The problem is actually with the recent 2 private placements. I believe that the staff there esp the CEO are better off not doing anything. If the CEO is working in some other listed companies, he will have been gone.
MS
Hi MS
Actually, the currency movement has impact there. You can see that clearly when the NPI is converted from Rupiah terms to SGD terms. Hedging was an option, but it has a major cost to it, which impacted the net benefit of doing it. I don't want to disclose the exact details because I used to work there and know all the details inside but the CEO is a very good one and has made some good decisions along the way. Sometimes it requires more than just the CEO alone to do it, there is the board members and sponsor on the other side of the equation.
Hi B,
Your last sentence is the very reason why I believe that MAS n SGX should actually step in to regulate even more to create a fairer levelling field between the sponsor, reit manager and shareholders.
You cant control currency movements but you can control how the company is being run. To be frank, if the company didn't do any hedging at all, I would think that they are not running the company properly. Even if there is a cost but they still have to do it or else their financial management would be very poor.
If you are picking a growth stock, would you chose a stock that is limited to only Singapore operations earning Singapore Dollars, a population of 5.5 mio ppl, constrained by land size, and paying out 60-80% of their profits and giving you 4-6% yield a year? Or would you prefer a stock that take risks and go overseas, have a much bigger population, bigger land size, paying you 1-3% yield only and keeping much needed cash for overseas expansion?
MS
Why population is a big factor and consideration?
Assume 5.5mio ppl spending 100 dollar each, the spending is 550mio.
If 5% of the population are HNWIs, means around 275000 people.
If the population is 250mio ppl but only spend 10 dollar each, the spending is 2.5b. If 5% of the population are HNWIs, means around 12.5mio ppl.

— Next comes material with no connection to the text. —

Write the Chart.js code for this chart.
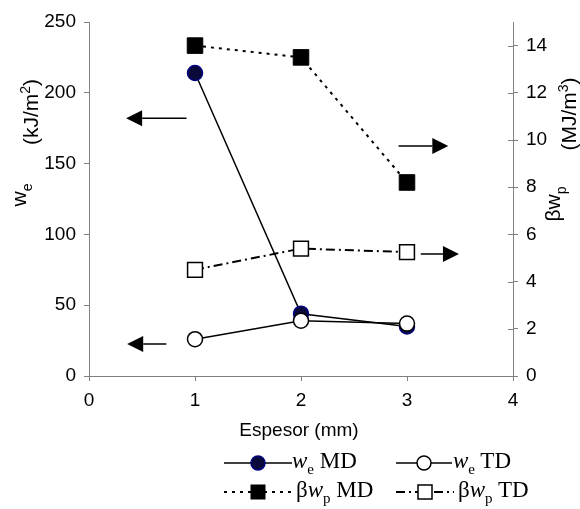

Why land size is a factor? I use malls and cars as example. How many malls/carparks/roads can you still build?
MS
Actually I'm tempted to write to MAS about REITs private placements, scrips, issuing new units to the REIT manager, and should the manager be only paid based on EPS and DPU rather than AUM.
MS
Hi MS
There has been quite.a.bit of debate on the way the management fee is structured and certainly linking them directly to.npi or dpu is not the answer. For instance if we are linking mgt fee to dpu management can take a short term view by leveraging as much as possible to increase dpu but leaving future gearing for future management to clean.
Hi B,
Whether the gearing ratio is low or high, it doesn't really matter much to shareholders, I used LMIR as example. In Sep14, its only 28.3%.
I believe that this can be mitigated if MAS n SGX limit the gearing ratio to 30-35%, and there is a bonus clawback set in place for senior management. Apart from that, I believe for REITs well being, MAS n SGX should set the 90% income payout to unitholders to 70-75% only. Only then the sponsor and REIT manager wont use "not having enough monies" as a reason for doing rights issues and private placements.